Bjarte Breiteig: "Meine fünf Jahre als Vater"
Aus dem Norwegischen von Bernhard Strobel
Luftschacht Verlag, Wien 2016
319 Seiten, 24,20 Euro
Ein erschreckend gewöhnlicher Täter
In seinem ersten Roman erzählt Kurzgeschichtenautor Bjarte Breiteig von einem Mann, der eine fatalen Tat begeht: den sexuellen Übergriff auf ein Mädchen. Mit seinem Buch wirft der Autor brisante Fragen auf.
Eines Abends, die Familie sitzt beim Essen, bekommt der Ich-Erzähler, der knapp vierzigjährige Autor, Martin Besuch von der Polizei: Ob er eine Selma Strøm kenne, vier Jahre alt? Sein Auto sei am vergangenen Sonntagabend vor ihrem Haus gesehen worden. Martin streitet das ab, aber er lügt. Nachdem er nämlich seine an Alzheimer erkrankte Mutter besucht hatte, fuhr er tatsächlich zu diesem Haus: Er hat mit Selmas Mutter Lillian ein Verhältnis.
Die Polizei sagt nicht, worum es geht, aber schon früh erlangen wir durch Martins sonderbare Andeutungen Gewissheit, dass es um Missbrauch gehen muss. Der Besuch der Polizei und sein Schuld- und Reuegefühl sind der Anlass einer tiefen, schonungslosen Analyse seiner selbst und seiner Beziehungen zu seiner Geliebten Lillian und seiner Frau Gina, zu seiner Umgebung überhaupt.
An der Grenze zur Persönlichkeitsstörung
Delikat wird die Sache zudem dadurch, dass Gina, mit der er zwei kleine Söhne hat, und Lillian enge Freundinnen waren und wieder sind. Und damit nicht genug: Martin ist früher schon einmal mit Lillian zusammen gewesen. Lillian war dann mit einem Autor liiert, der sie verlassen hat; Selma ist ihre gemeinsame Tochter.
Martin ist kein krankhafter oder gewalttätiger Pädophiler. Aber er ist ein labiler Mensch, er erkennt etwas "Dunkles" in sich, er ist launisch, übersensibel, schwärmerisch und depressiv. Er weint schnell, er spricht von seiner "femininen Seite". Wenn es schlimm kommt, hat er Panikanfälle und Albträume.

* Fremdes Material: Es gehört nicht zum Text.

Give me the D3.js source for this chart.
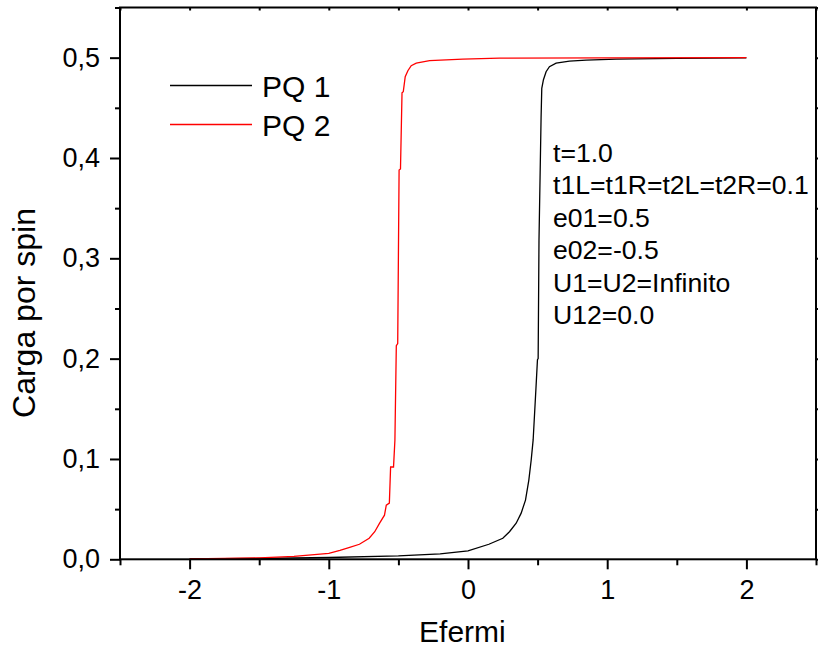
<!DOCTYPE html>
<html>
<head>
<meta charset="utf-8">
<script src="https://cdn.jsdelivr.net/npm/d3@7"></script>
<style>
  body { margin: 0; background: #fff; }
  svg { display: block; }
  text { font-family: "Liberation Sans", Arial, sans-serif; fill: #000; }
</style>
</head>
<body>
<div id="chart"></div>
<script>
// PQ 1 : [Efermi, carga]
const pq1 = [
  [-2.0, 0.0003], [-1.5, 0.0008], [-1.0, 0.0018], [-0.5, 0.0035], [-0.2, 0.0055],
  [0.0, 0.0085], [0.15, 0.015], [0.25, 0.021], [0.298, 0.0275], [0.346, 0.036],
  [0.382, 0.046], [0.413, 0.059], [0.437, 0.079], [0.454, 0.099], [0.468, 0.119],
  [0.488, 0.17], [0.499, 0.199], [0.504, 0.20], [0.510, 0.318], [0.525, 0.44],
  [0.530, 0.4695], [0.542, 0.478], [0.561, 0.486], [0.585, 0.491], [0.633, 0.4945],
  [0.729, 0.4965], [0.849, 0.4975], [1.064, 0.4985], [1.5, 0.4993], [2.0, 0.4998]
]

// PQ 2
const pq2 = [
  [-2.0, 0.0003], [-1.75, 0.0008], [-1.5, 0.0015], [-1.25, 0.003], [-1.0, 0.006],
  [-0.92, 0.009], [-0.85, 0.012], [-0.78, 0.015], [-0.71, 0.021], [-0.67, 0.0275],
  [-0.635, 0.036], [-0.60, 0.044], [-0.587, 0.054], [-0.565, 0.056], [-0.556, 0.092],
  [-0.535, 0.092], [-0.525, 0.119], [-0.515, 0.213], [-0.505, 0.215], [-0.495, 0.388],
  [-0.485, 0.389], [-0.474, 0.465], [-0.465, 0.466], [-0.451, 0.481], [-0.432, 0.487],
  [-0.408, 0.492], [-0.372, 0.4945], [-0.276, 0.497], [-0.037, 0.4985], [0.226, 0.4995],
  [1.0, 0.4998], [2.0, 0.5]
]

const xTicks = [-2, -1, 0, 1, 2]
const xMinor = [-2.5, -1.5, -0.5, 0.5, 1.5, 2.5]
const yTicks = [0, 0.1, 0.2, 0.3, 0.4, 0.5]
const yMinor = [0.05, 0.15, 0.25, 0.35, 0.45, 0.55]
const seriesNames = ["PQ 1", "PQ 2"]
const seriesColors = ["#000000", "#ff0000"]
const notes = ["t=1.0", "t1L=t1R=t2L=t2R=0.1", "e01=0.5", "e02=-0.5", "U1=U2=Infinito", "U12=0.0"]

const W = 818, H = 650
const margin = { top: 7.5, right: 2, bottom: 90.7, left: 120 }
const iw = W - margin.left - margin.right
const ih = H - margin.top - margin.bottom

const svg = d3.select("#chart").append("svg")
  .attr("width", W)
  .attr("height", H)

const g = svg.append("g")
  .attr("transform", `translate(${margin.left},${margin.top})`)

const x = d3.scaleLinear().domain([-2.5, 2.5]).range([0, iw])
const y = d3.scaleLinear().domain([0, 0.55]).range([ih, 0])

const fmt = d => d3.format(".1f")(d).replace(".", ",")

// curves
const line = d3.line().x(d => x(d[0])).y(d => y(d[1]))
;[pq1, pq2].forEach((s, i) => {
  g.append("path")
    .datum(s)
    .attr("d", line)
    .attr("fill", "none")
    .attr("stroke", seriesColors[i])
    .attr("stroke-width", 1.3)
})

// axes
function styleAxis(sel) {
  sel.select(".domain").remove()
  sel.selectAll("line").attr("stroke", "#000").attr("stroke-width", 2)
}

g.append("g")
  .attr("transform", `translate(0,${ih})`)
  .call(d3.axisBottom(x).tickValues(xTicks).tickSize(10).tickPadding(10.5).tickFormat(d => String(d)))
  .call(styleAxis)
  .selectAll("text").style("font-size", "27px")

g.append("g")
  .attr("transform", `translate(0,${ih})`)
  .call(d3.axisBottom(x).tickValues(xMinor).tickSize(6).tickFormat(""))
  .call(styleAxis)

g.append("g")
  .call(d3.axisLeft(y).tickValues(yTicks).tickSize(10).tickPadding(10).tickFormat(fmt))
  .call(styleAxis)
  .selectAll("text").style("font-size", "27px")

g.append("g")
  .call(d3.axisLeft(y).tickValues(yMinor).tickSize(5).tickFormat(""))
  .call(styleAxis)

// mirrored top / right ticks
g.append("g")
  .call(d3.axisBottom(x).tickValues(xTicks.concat(xMinor)).tickSize(3).tickFormat(""))
  .call(styleAxis)

g.append("g")
  .attr("transform", `translate(${iw},0)`)
  .call(d3.axisRight(y).tickValues(yTicks.concat(yMinor)).tickSize(6).tickFormat(""))
  .call(styleAxis)

// frame
g.append("rect")
  .attr("width", iw)
  .attr("height", ih)
  .attr("fill", "none")
  .attr("stroke", "#000")
  .attr("stroke-width", 2)

// axis titles
svg.append("text")
  .attr("x", margin.left + x(-0.04))
  .attr("y", 641.5)
  .attr("text-anchor", "middle")
  .style("font-size", "30px")
  .text("Efermi")

svg.append("text")
  .attr("transform", `translate(35,313) rotate(-90)`)
  .attr("text-anchor", "middle")
  .style("font-size", "32px")
  .text("Carga por spin")

// legend
const legend = g.append("g").attr("transform", "translate(50,78)")
seriesNames.forEach((name, i) => {
  const row = legend.append("g").attr("transform", `translate(0,${i * 39})`)
  row.append("line")
    .attr("x1", 0).attr("x2", 82)
    .attr("stroke", seriesColors[i])
    .attr("stroke-width", 1.3)
  row.append("text")
    .attr("x", 92)
    .attr("y", 11)
    .style("font-size", "30px")
    .text(name)
})

// parameters
const notesG = svg.append("g").attr("transform", "translate(553,161.7)")
notes.forEach((t, i) => {
  notesG.append("text")
    .attr("y", i * 32.5)
    .style("font-size", "26.6px")
    .text(t)
})
</script>
</body>
</html>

Bjarte Breiteig schildert diesen Fall eines Mannes an der Grenze zur Persönlichkeitsstörung mit der ihm eigenen klaren und unaufgeregten Sprache. Die Personen haben alle mehr oder weniger ihre (psychischen) Probleme, aber sie sind nicht "abartig", sondern plausibel, lebendig, erschreckend gewöhnlich.
Im Halbschlaf unsittlich berührt
Martin stellt sich schließlich selbst und wird verurteilt. Er hat seine Kinder und die beiden Frauen verloren, er ist jetzt kein Vater und kein Partner mehr. Er hat die kleine Selma nicht vergewaltigt, aber sie im Halbschlaf unsittlich berührt. Doch wurde die Sache durch den Prozess und die forschenden Fragen der Ermittler für sie nicht womöglich noch schlimmer? In unserer Zeit des schnellen Urteils, des schrillen Aufschreis und der arglosen Zensur ist Breiteig ein ziemliches Wagnis eingegangen. Sein Ich-Erzähler Martin sieht seine Schuld ein, stellt aber Fragen, die nicht allen gefallen dürften.